## INFORMATION SUPPLIED
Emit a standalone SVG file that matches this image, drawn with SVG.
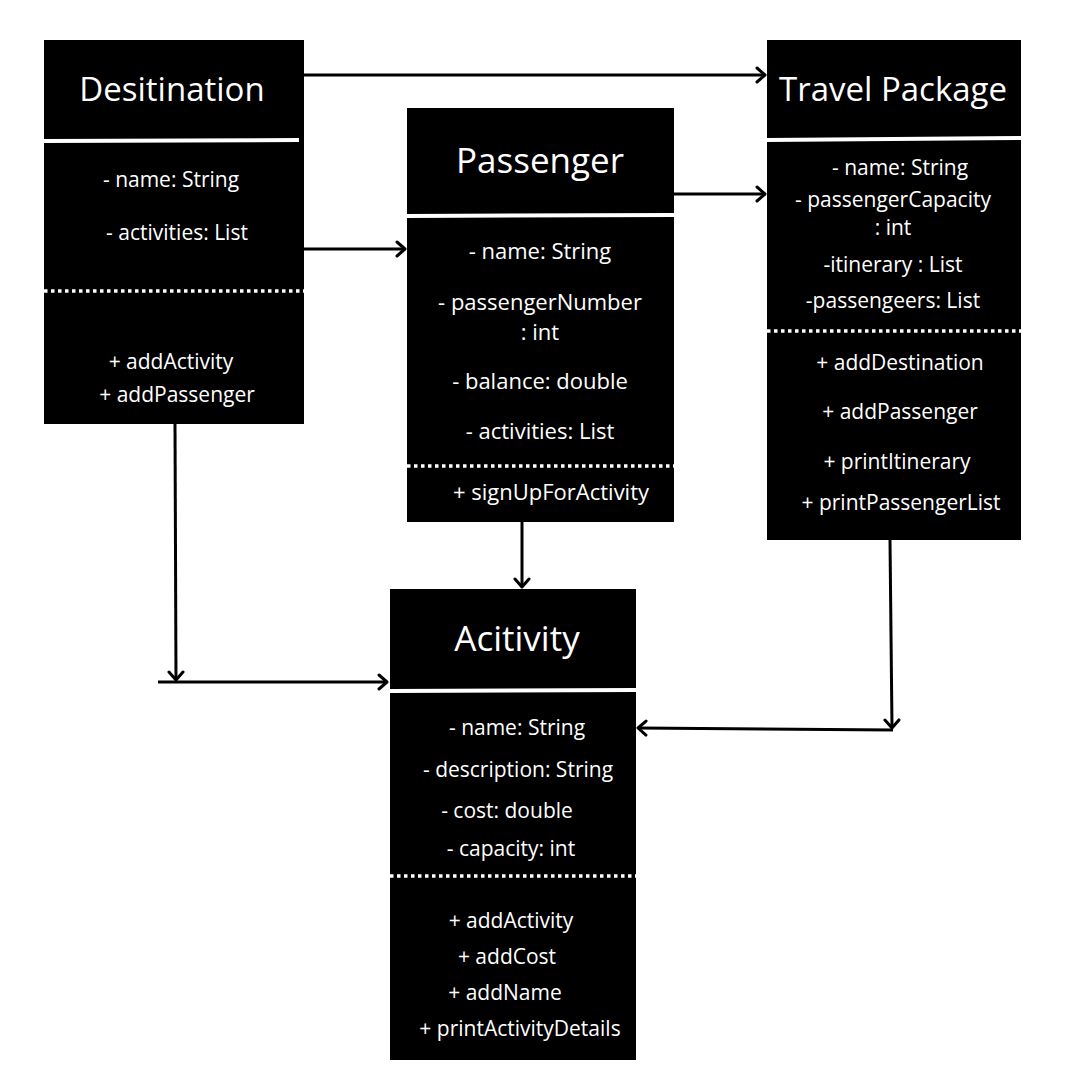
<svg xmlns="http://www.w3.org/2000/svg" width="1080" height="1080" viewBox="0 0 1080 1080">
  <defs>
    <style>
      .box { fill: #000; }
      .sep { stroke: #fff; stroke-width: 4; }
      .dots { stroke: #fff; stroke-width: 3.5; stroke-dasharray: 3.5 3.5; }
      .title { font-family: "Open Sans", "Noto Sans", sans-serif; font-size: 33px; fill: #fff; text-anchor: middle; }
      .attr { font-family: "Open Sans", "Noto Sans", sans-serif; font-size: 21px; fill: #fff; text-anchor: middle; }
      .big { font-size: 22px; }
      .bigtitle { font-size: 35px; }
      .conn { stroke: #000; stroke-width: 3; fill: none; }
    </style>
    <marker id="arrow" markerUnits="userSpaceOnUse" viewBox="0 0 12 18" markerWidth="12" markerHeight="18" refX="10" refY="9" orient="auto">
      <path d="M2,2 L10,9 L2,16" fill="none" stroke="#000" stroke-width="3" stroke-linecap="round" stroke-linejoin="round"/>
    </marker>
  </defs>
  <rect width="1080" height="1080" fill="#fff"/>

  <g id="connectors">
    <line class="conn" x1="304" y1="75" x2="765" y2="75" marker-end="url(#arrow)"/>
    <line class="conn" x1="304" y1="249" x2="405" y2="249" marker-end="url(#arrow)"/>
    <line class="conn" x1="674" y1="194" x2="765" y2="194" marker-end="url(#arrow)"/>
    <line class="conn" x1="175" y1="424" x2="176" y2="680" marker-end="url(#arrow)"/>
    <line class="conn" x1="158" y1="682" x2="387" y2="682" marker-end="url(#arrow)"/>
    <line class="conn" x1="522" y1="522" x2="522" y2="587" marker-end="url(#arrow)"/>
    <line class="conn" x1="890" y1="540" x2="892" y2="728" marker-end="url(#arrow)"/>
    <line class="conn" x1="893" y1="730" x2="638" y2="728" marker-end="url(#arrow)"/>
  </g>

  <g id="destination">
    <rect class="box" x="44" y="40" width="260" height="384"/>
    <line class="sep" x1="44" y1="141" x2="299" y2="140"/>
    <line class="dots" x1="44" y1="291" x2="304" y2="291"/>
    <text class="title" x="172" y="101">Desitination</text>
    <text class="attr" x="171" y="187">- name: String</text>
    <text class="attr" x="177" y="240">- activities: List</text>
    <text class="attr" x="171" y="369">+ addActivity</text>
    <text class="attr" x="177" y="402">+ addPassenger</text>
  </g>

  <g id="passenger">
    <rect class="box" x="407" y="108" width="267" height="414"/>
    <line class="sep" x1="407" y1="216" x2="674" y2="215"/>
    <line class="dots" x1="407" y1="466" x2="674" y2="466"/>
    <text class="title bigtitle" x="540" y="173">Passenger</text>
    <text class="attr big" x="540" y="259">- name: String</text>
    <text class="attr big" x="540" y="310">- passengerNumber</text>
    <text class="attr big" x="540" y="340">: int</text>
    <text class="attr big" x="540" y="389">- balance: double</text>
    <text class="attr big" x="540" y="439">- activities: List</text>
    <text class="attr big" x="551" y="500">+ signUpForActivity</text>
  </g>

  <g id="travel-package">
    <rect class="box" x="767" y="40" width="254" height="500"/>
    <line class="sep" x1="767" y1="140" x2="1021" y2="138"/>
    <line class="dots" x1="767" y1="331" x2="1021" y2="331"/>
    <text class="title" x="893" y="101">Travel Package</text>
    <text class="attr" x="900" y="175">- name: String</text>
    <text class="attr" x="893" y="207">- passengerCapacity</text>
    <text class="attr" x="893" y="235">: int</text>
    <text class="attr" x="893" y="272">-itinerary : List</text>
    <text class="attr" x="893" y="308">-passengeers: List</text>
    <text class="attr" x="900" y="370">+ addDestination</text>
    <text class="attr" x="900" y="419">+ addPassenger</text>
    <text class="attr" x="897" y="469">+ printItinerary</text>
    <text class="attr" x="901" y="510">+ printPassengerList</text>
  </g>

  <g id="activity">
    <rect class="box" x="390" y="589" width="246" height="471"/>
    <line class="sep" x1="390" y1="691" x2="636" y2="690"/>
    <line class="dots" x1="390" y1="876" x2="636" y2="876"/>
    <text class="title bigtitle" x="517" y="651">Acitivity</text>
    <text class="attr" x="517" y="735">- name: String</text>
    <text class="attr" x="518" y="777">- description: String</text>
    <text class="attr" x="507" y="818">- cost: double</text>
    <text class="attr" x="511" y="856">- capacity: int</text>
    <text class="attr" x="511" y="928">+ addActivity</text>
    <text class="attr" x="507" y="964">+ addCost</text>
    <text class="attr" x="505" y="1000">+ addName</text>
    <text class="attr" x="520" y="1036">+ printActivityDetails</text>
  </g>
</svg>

## WHAT THE TASK REQUIRES
Every line should be retyped exactly, with the pictures omitted.

## EXERCISE OUTPUT
Emit a standalone SVG file that matches this image, drawn with SVG.
<svg xmlns="http://www.w3.org/2000/svg" width="1080" height="1080" viewBox="0 0 1080 1080">
  <defs>
    <style>
      .box { fill: #000; }
      .sep { stroke: #fff; stroke-width: 4; }
      .dots { stroke: #fff; stroke-width: 3.5; stroke-dasharray: 3.5 3.5; }
      .title { font-family: "Open Sans", "Noto Sans", sans-serif; font-size: 33px; fill: #fff; text-anchor: middle; }
      .attr { font-family: "Open Sans", "Noto Sans", sans-serif; font-size: 21px; fill: #fff; text-anchor: middle; }
      .big { font-size: 22px; }
      .bigtitle { font-size: 35px; }
      .conn { stroke: #000; stroke-width: 3; fill: none; }
    </style>
    <marker id="arrow" markerUnits="userSpaceOnUse" viewBox="0 0 12 18" markerWidth="12" markerHeight="18" refX="10" refY="9" orient="auto">
      <path d="M2,2 L10,9 L2,16" fill="none" stroke="#000" stroke-width="3" stroke-linecap="round" stroke-linejoin="round"/>
    </marker>
  </defs>
  <rect width="1080" height="1080" fill="#fff"/>

  <g id="connectors">
    <line class="conn" x1="304" y1="75" x2="765" y2="75" marker-end="url(#arrow)"/>
    <line class="conn" x1="304" y1="249" x2="405" y2="249" marker-end="url(#arrow)"/>
    <line class="conn" x1="674" y1="194" x2="765" y2="194" marker-end="url(#arrow)"/>
    <line class="conn" x1="175" y1="424" x2="176" y2="680" marker-end="url(#arrow)"/>
    <line class="conn" x1="158" y1="682" x2="387" y2="682" marker-end="url(#arrow)"/>
    <line class="conn" x1="522" y1="522" x2="522" y2="587" marker-end="url(#arrow)"/>
    <line class="conn" x1="890" y1="540" x2="892" y2="728" marker-end="url(#arrow)"/>
    <line class="conn" x1="893" y1="730" x2="638" y2="728" marker-end="url(#arrow)"/>
  </g>

  <g id="destination">
    <rect class="box" x="44" y="40" width="260" height="384"/>
    <line class="sep" x1="44" y1="141" x2="299" y2="140"/>
    <line class="dots" x1="44" y1="291" x2="304" y2="291"/>
    <text class="title" x="172" y="101">Desitination</text>
    <text class="attr" x="171" y="187">- name: String</text>
    <text class="attr" x="177" y="240">- activities: List</text>
    <text class="attr" x="171" y="369">+ addActivity</text>
    <text class="attr" x="177" y="402">+ addPassenger</text>
  </g>

  <g id="passenger">
    <rect class="box" x="407" y="108" width="267" height="414"/>
    <line class="sep" x1="407" y1="216" x2="674" y2="215"/>
    <line class="dots" x1="407" y1="466" x2="674" y2="466"/>
    <text class="title bigtitle" x="540" y="173">Passenger</text>
    <text class="attr big" x="540" y="259">- name: String</text>
    <text class="attr big" x="540" y="310">- passengerNumber</text>
    <text class="attr big" x="540" y="340">: int</text>
    <text class="attr big" x="540" y="389">- balance: double</text>
    <text class="attr big" x="540" y="439">- activities: List</text>
    <text class="attr big" x="551" y="500">+ signUpForActivity</text>
  </g>

  <g id="travel-package">
    <rect class="box" x="767" y="40" width="254" height="500"/>
    <line class="sep" x1="767" y1="140" x2="1021" y2="138"/>
    <line class="dots" x1="767" y1="331" x2="1021" y2="331"/>
    <text class="title" x="893" y="101">Travel Package</text>
    <text class="attr" x="900" y="175">- name: String</text>
    <text class="attr" x="893" y="207">- passengerCapacity</text>
    <text class="attr" x="893" y="235">: int</text>
    <text class="attr" x="893" y="272">-itinerary : List</text>
    <text class="attr" x="893" y="308">-passengeers: List</text>
    <text class="attr" x="900" y="370">+ addDestination</text>
    <text class="attr" x="900" y="419">+ addPassenger</text>
    <text class="attr" x="897" y="469">+ printItinerary</text>
    <text class="attr" x="901" y="510">+ printPassengerList</text>
  </g>

  <g id="activity">
    <rect class="box" x="390" y="589" width="246" height="471"/>
    <line class="sep" x1="390" y1="691" x2="636" y2="690"/>
    <line class="dots" x1="390" y1="876" x2="636" y2="876"/>
    <text class="title bigtitle" x="517" y="651">Acitivity</text>
    <text class="attr" x="517" y="735">- name: String</text>
    <text class="attr" x="518" y="777">- description: String</text>
    <text class="attr" x="507" y="818">- cost: double</text>
    <text class="attr" x="511" y="856">- capacity: int</text>
    <text class="attr" x="511" y="928">+ addActivity</text>
    <text class="attr" x="507" y="964">+ addCost</text>
    <text class="attr" x="505" y="1000">+ addName</text>
    <text class="attr" x="520" y="1036">+ printActivityDetails</text>
  </g>
</svg>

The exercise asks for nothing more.